* Begin Data to process *

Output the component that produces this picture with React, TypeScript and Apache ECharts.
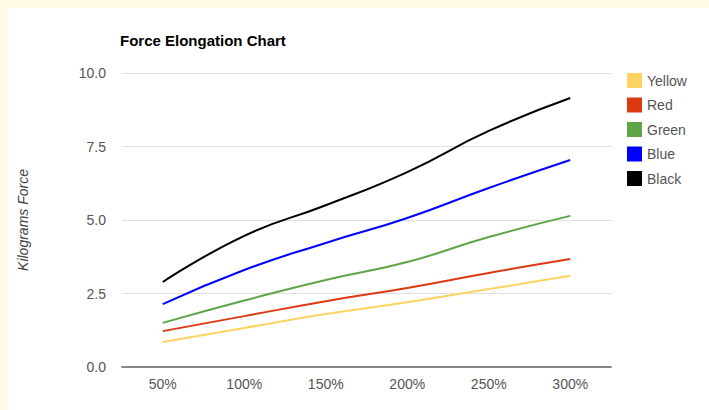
import React, { useEffect, useRef } from "react";
import * as echarts from "echarts";

const categories = ["50%", "100%", "150%", "200%", "250%", "300%"];
const yellowValues = [0.85, 1.33, 1.8, 2.2, 2.65, 3.1];
const redValues = [1.22, 1.73, 2.24, 2.69, 3.2, 3.67];
const greenValues = [1.5, 2.26, 2.96, 3.57, 4.42, 5.14];
const blueValues = [2.14, 3.3, 4.22, 5.07, 6.09, 7.04];
const blackValues = [2.89, 4.46, 5.5, 6.63, 8.03, 9.15];
const seriesNames = ["Yellow", "Red", "Green", "Blue", "Black"];
const seriesColors = ["#fdd35f", "#dc3912", "#5ea547", "#0000ff", "#000000"];
const yTicks = [0, 2.5, 5, 7.5, 10];

export default function App() {
  const ref = useRef<HTMLDivElement>(null);
  useEffect(() => {
    if (!ref.current) return;
    const chart = echarts.init(ref.current, null, { renderer: "svg" });
    const allValues = [yellowValues, redValues, greenValues, blueValues, blackValues];
    chart.setOption({
      animation: false,
      backgroundColor: "#ffffff",
      textStyle: { fontFamily: "Liberation Sans, Arial, sans-serif" },
      title: {
        text: "Force Elongation Chart",
        left: 107,
        top: 20,
        textStyle: { fontSize: 15, fontWeight: "bold", color: "#000", fontFamily: "Liberation Sans, Arial, sans-serif" },
      },
      legend: {
        orient: "vertical",
        left: 614,
        top: 60,
        icon: "rect",
        itemWidth: 15,
        itemHeight: 15,
        itemGap: 9.5,
        textStyle: { fontSize: 14, color: "#555" },
        data: seriesNames,
      },
      grid: { left: 113, right: 98, top: 65, bottom: 43 },
      xAxis: {
        type: "category",
        data: categories,
        boundaryGap: true,
        axisLine: { lineStyle: { color: "#888", width: 2 } },
        axisTick: { show: false },
        axisLabel: { color: "#555", fontSize: 14, margin: 10 },
      },
      yAxis: {
        type: "value",
        min: yTicks[0],
        max: yTicks[yTicks.length - 1],
        interval: 2.5,
        name: "Kilograms Force",
        nameLocation: "middle",
        nameGap: 92,
        nameTextStyle: { fontStyle: "italic", fontSize: 14, color: "#444" },
        axisLabel: { color: "#555", fontSize: 14, margin: 16, formatter: (v: number) => v.toFixed(1) },
        splitLine: { lineStyle: { color: "#e0e0e0", width: 1 } },
        axisLine: { show: false },
        axisTick: { show: false },
      },
      series: seriesNames.map((name, i) => ({
        name,
        type: "line",
        data: allValues[i],
        smooth: true,
        showSymbol: false,
        symbol: "none",
        color: seriesColors[i],
        lineStyle: { width: 2, color: seriesColors[i] },
      })),
    });
    return () => chart.dispose();
  }, []);
  return (
    <div style={{ position: "fixed", left: 0, top: 0, width: 709, height: 410, background: "#fffae6" }}>
      <div ref={ref} style={{ position: "absolute", left: 8, top: 8, width: 701, height: 402 }} />
    </div>
  );
}
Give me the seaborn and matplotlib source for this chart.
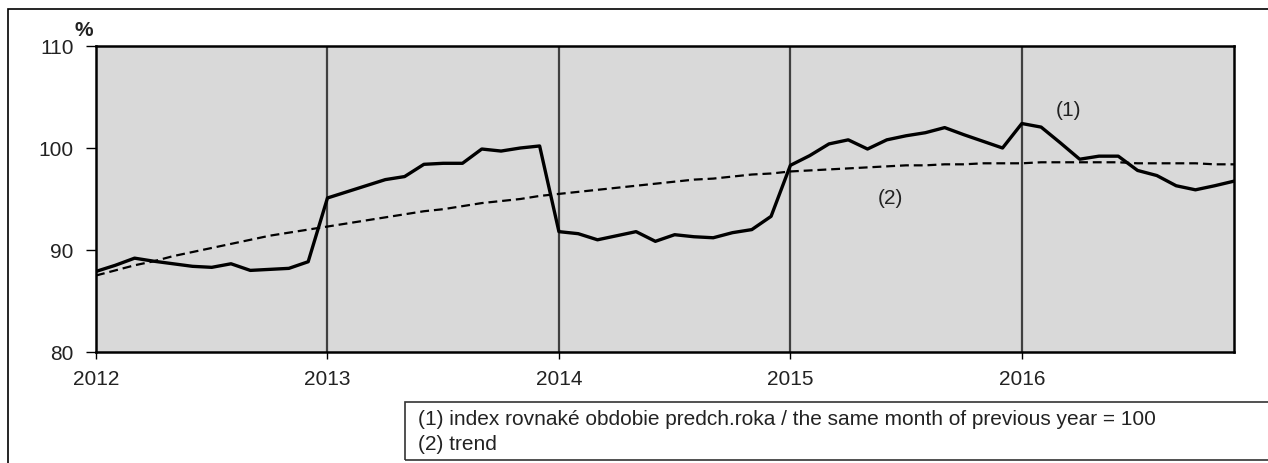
import numpy as np
import pandas as pd
import matplotlib
matplotlib.use("Agg")
import matplotlib.pyplot as plt
from matplotlib.patches import Rectangle
import seaborn as sns

# months since Jan 2012
months = list(range(60))

index_prev_year = [
    87.9, 88.5, 89.2, 88.9, 88.65, 88.4, 88.3, 88.65, 88.0, 88.1, 88.2, 88.85,
    95.1, 95.7, 96.3, 96.9, 97.2, 98.4, 98.5, 98.5, 99.9, 99.7, 100.0, 100.2,
    91.8, 91.6, 91.0, 91.4, 91.8, 90.85, 91.5, 91.3, 91.2, 91.7, 92.0, 93.3,
    98.3, 99.25, 100.4, 100.8, 99.9, 100.8, 101.2, 101.5, 102.0, 101.3, 100.65, 100.0,
    102.4, 102.05, 100.5, 98.9, 99.2, 99.2, 97.8, 97.3, 96.3, 95.9, 96.3, 96.75,
]

trend = [
    87.5, 88.0, 88.5, 88.9, 89.4, 89.8, 90.2, 90.6, 91.0, 91.4, 91.7, 92.0,
    92.3, 92.6, 92.9, 93.2, 93.5, 93.8, 94.0, 94.3, 94.6, 94.8, 95.0, 95.3,
    95.5, 95.7, 95.9, 96.1, 96.3, 96.5, 96.7, 96.9, 97.0, 97.2, 97.4, 97.5,
    97.7, 97.8, 97.9, 98.0, 98.1, 98.2, 98.3, 98.3, 98.4, 98.4, 98.5, 98.5,
    98.5, 98.6, 98.6, 98.6, 98.6, 98.6, 98.5, 98.5, 98.5, 98.5, 98.4, 98.4,
]

year_labels = ["2012", "2013", "2014", "2015", "2016"]
legend_lines = [
    "(1) index rovnaké obdobie predch.roka / the same month of previous year = 100",
    "(2) trend",
]

df = pd.DataFrame({"month": months, "index": index_prev_year, "trend": trend})

sns.set_style("white")
plt.rcParams["font.family"] = ["Liberation Sans", "DejaVu Sans"]

fig = plt.figure(figsize=(12.68, 4.64), dpi=100)
ax = fig.add_axes([96 / 1268, 1 - 353 / 464, (1234 - 96) / 1268, (353 - 47) / 464])
ax.set_facecolor("#d9d9d9")

# year separators
for m in [12, 24, 36, 48]:
    ax.axvline(m, color="#404040", lw=1.6, zorder=1)

sns.lineplot(data=df, x="month", y="trend", ax=ax, color="black", lw=1.6,
             linestyle=(0, (4.0, 2.2)), zorder=3)
sns.lineplot(data=df, x="month", y="index", ax=ax, color="black", lw=2.4, zorder=4)

ax.set_xlim(0, 59)
ax.set_ylim(80, 110)
ax.set_xticks([0, 12, 24, 36, 48])
ax.set_xticklabels(year_labels)
ax.set_yticks([80, 90, 100, 110])
ax.set_xlabel("")
ax.set_ylabel("")
ax.tick_params(axis="y", direction="out", length=7, width=1, colors="black",
               labelsize=15, labelcolor="#222222", pad=9, left=True)
ax.tick_params(axis="x", direction="out", length=5, width=1, colors="black",
               labelsize=15, labelcolor="#222222", pad=7, bottom=True)
for s in ax.spines.values():
    s.set_color("black")
    s.set_linewidth(1.8)

fig.text(84 / 1268, 1 - 31 / 464, "%", fontsize=15, fontweight="bold",
         ha="center", va="center", color="#222222")
ax.text(50.4, 103.8, "(1)", fontsize=15, ha="center", va="center", color="#222222")
ax.text(41.2, 95.15, "(2)", fontsize=15, ha="center", va="center", color="#222222")

# outer frame (cropped at right/bottom)
fig.patches.append(Rectangle((8 / 1268, -0.1), 1.2, 1 - 10 / 464 + 0.1,
                             transform=fig.transFigure, fill=False,
                             edgecolor="black", lw=1.2))
# note box
fig.patches.append(Rectangle((405 / 1268, 1 - 461 / 464), 1.0, (461 - 403) / 464,
                             transform=fig.transFigure, fill=False,
                             edgecolor="#333333", lw=1.2))
fig.text(418 / 1268, 1 - 420 / 464, legend_lines[0], fontsize=15, va="center",
         ha="left", color="#222222")
fig.text(418 / 1268, 1 - 445 / 464, legend_lines[1], fontsize=15, va="center",
         ha="left", color="#222222")

fig.savefig("out.png", dpi=100)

* End Data to process *

Aim: Pictures excluded, repeat the records exactly from their opening line through the line containing "import * as".

Written answer:
Output the component that produces this picture with React, TypeScript and Apache ECharts.
import React, { useEffect, useRef } from "react";
import * as echarts from "echarts";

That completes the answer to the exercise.